Nel dizionario siciliano-italiano di Giuseppe Biundi del 1857, compare il termine “arancinu”, definito come “vivanda dolce di riso fatta alla forma della melarancia”. Il passaggio al salato è invece documentato per la prima volta nel nuovo vocabolario siciliano-italiano di Antonino Trina del 1868. Ed è probabilmente a questa variante che si ispirano le “crocchette di riso composte” dell’Artusi, che però non prevedono ancora la presenza né della carne, né del pomodoro, probabilmente una introduzione di poco posteriore.

D’accordo con la provenienza araba è, invece, lo storico palermitano Gaetano Basile che ha raccontato i suoi studi nel suo libro “Gioie e misteri dello street food palermitano” edito da Flaccovio. “La scoperta – dice Basile – l’ho fatta 35 anni fa in una tenda di beduini, in Tunisia, quando mi offrirono da mangiare del riso con carne e spezie. Mi spiegarono che poi il riso che avanza viene fritto e portato al lavoro. Insomma un’arancina ante litteram”.

L’arancina come la conosciamo, invece, continua Gaetano Basile “compare nel ‘700 a Palazzo Abatellis, allora convento domenicano nel centro storico di Palermo. Era la ‘piatta del convento’, ovvero la specialità della casa. Poi arrivò Garibaldi, il pomodoro a buon mercato e il ragù: per questo sono convinto che l’arancina originale sarà sempre ‘accarne’”.
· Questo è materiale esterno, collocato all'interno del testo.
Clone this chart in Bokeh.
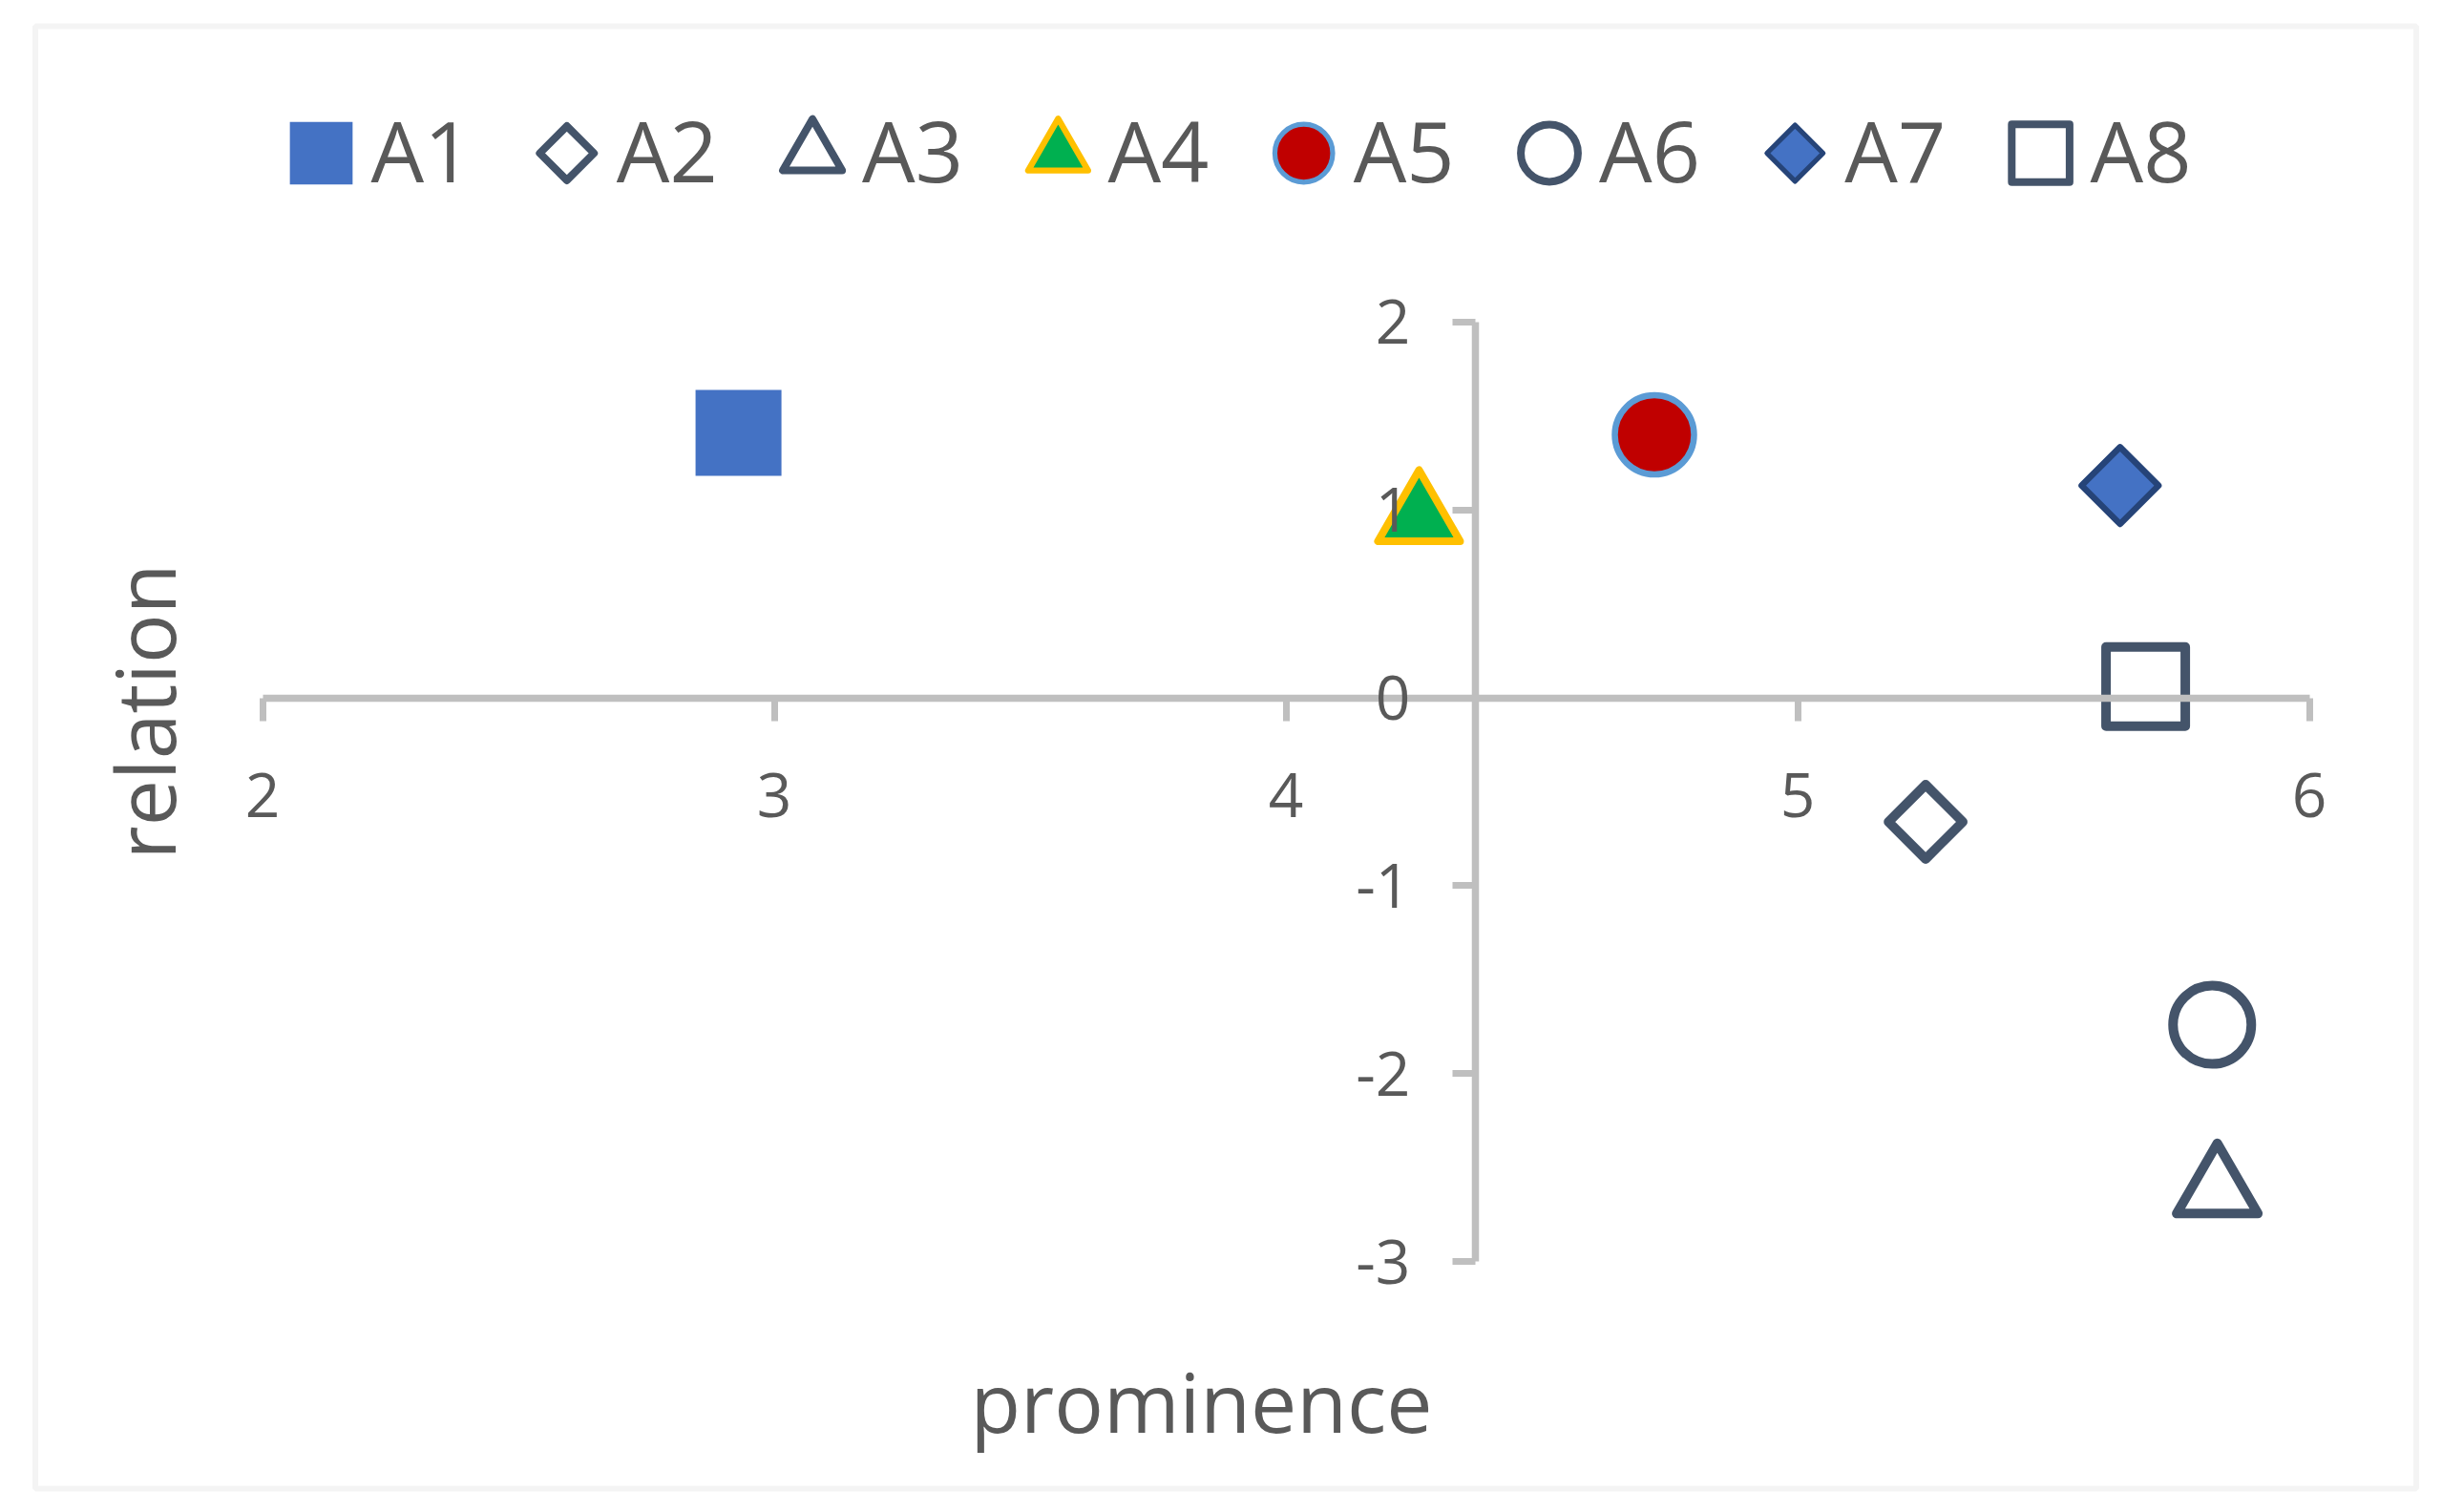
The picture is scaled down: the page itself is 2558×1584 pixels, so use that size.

Sul fronte della denominazione e della eterna divisione fra l’arancina palermitana e l’arancino catanese, lo storico ne fa una questione di semiologia: “Noi abbiamo 9 dialetti e due parlate e in Sicilia l’arancia si dice arancio: semplicemente in dialetto siciliano si dice arancinu mentre in palermitano diventa arancina”.